─── Records provided
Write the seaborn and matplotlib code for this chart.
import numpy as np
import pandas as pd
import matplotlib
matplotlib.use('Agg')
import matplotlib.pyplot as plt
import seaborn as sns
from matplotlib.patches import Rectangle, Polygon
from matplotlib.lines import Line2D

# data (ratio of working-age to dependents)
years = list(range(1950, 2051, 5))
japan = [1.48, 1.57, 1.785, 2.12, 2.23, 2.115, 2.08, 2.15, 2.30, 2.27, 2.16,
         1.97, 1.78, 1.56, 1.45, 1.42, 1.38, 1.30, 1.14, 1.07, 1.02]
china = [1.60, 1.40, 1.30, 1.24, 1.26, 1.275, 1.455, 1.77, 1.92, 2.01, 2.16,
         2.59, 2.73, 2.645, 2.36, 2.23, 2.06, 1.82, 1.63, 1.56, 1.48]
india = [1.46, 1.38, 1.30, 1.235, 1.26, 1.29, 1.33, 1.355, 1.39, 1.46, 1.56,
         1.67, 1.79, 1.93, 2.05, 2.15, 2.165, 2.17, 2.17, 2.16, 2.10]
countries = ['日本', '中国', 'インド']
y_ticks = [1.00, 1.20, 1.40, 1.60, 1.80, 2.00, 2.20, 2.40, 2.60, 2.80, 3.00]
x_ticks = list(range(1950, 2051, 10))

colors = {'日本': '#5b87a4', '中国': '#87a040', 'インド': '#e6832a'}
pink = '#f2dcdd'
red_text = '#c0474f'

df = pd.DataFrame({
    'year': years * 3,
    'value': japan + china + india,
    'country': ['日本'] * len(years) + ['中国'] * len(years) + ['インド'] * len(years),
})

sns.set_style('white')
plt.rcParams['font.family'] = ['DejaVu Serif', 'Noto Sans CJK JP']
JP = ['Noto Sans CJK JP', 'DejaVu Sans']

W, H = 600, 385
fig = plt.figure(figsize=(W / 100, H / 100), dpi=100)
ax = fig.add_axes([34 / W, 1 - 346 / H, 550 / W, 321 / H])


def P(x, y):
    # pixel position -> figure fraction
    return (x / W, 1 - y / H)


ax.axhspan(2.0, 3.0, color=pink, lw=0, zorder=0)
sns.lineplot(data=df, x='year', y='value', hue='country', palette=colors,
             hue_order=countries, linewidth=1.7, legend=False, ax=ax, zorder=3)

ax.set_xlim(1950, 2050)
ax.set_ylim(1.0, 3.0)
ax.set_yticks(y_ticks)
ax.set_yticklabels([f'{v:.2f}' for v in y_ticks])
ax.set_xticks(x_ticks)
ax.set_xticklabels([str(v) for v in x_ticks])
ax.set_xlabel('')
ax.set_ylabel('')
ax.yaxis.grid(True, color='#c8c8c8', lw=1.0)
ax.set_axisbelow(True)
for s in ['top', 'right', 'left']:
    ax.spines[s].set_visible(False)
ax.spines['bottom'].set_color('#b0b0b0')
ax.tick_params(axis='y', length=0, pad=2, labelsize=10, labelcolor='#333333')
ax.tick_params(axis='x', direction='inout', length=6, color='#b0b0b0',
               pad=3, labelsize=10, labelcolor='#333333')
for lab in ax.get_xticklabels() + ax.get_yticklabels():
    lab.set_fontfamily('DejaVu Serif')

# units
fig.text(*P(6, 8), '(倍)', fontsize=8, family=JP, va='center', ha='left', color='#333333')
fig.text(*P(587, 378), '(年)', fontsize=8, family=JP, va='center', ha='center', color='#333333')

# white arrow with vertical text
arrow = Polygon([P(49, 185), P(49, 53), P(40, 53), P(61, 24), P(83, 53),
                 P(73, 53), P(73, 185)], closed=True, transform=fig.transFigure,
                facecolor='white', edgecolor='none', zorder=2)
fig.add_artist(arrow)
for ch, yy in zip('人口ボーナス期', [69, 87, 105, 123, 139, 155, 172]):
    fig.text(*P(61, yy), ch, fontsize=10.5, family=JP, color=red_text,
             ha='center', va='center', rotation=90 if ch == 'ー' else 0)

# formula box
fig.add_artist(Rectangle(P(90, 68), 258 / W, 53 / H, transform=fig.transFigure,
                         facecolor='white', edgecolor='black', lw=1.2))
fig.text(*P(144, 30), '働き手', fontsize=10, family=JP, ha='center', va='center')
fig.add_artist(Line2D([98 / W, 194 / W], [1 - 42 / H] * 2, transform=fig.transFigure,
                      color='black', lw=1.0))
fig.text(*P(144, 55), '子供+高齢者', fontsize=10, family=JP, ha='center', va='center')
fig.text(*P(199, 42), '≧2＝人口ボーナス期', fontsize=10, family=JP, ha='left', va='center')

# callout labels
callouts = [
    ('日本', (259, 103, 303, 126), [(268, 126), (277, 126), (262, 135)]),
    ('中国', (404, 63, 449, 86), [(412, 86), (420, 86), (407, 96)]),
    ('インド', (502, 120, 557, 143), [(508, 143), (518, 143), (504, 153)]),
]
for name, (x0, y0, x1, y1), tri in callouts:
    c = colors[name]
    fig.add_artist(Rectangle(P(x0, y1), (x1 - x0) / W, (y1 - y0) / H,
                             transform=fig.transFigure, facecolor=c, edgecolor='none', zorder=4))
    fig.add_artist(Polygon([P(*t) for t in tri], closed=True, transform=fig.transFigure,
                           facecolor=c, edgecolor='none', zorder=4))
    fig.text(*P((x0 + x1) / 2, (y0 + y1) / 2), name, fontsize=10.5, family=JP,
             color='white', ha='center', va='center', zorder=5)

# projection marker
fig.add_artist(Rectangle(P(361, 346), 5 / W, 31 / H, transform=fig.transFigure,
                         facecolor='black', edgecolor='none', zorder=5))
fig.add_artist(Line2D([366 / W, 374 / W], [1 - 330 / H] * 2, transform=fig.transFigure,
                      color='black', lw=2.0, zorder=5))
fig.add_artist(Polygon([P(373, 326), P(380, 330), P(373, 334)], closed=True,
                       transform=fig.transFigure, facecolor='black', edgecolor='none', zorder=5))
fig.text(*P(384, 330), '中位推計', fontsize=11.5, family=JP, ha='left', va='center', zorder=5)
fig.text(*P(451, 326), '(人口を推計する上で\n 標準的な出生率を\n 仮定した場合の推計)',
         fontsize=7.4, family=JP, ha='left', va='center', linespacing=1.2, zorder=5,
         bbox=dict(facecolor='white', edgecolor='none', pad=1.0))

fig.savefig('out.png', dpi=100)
──────
─── Records provided
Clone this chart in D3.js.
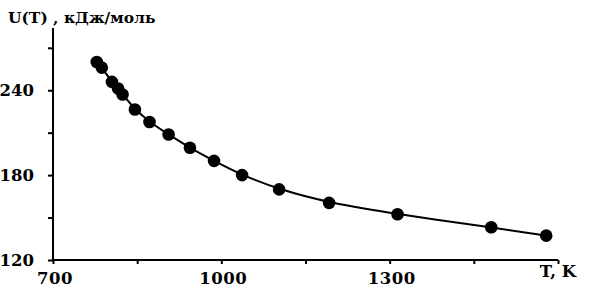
──────
─── Records provided
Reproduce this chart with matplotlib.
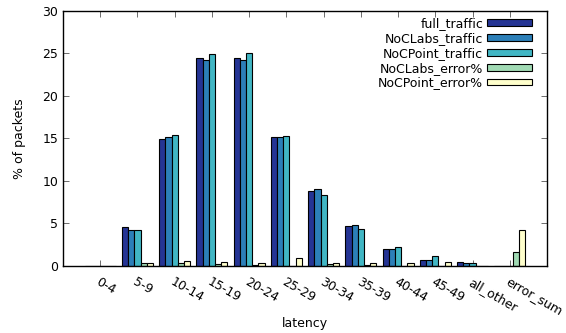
──────
* **Exercise requirements**
From the records above, extract exactly and only the lines that begin at the line with "Write the seaborn" and stop after the line with "from matplotlib.lines import Line2D".

* **Final result**
Write the seaborn and matplotlib code for this chart.
import numpy as np
import pandas as pd
import matplotlib
matplotlib.use('Agg')
import matplotlib.pyplot as plt
import seaborn as sns
from matplotlib.patches import Rectangle, Polygon
from matplotlib.lines import Line2D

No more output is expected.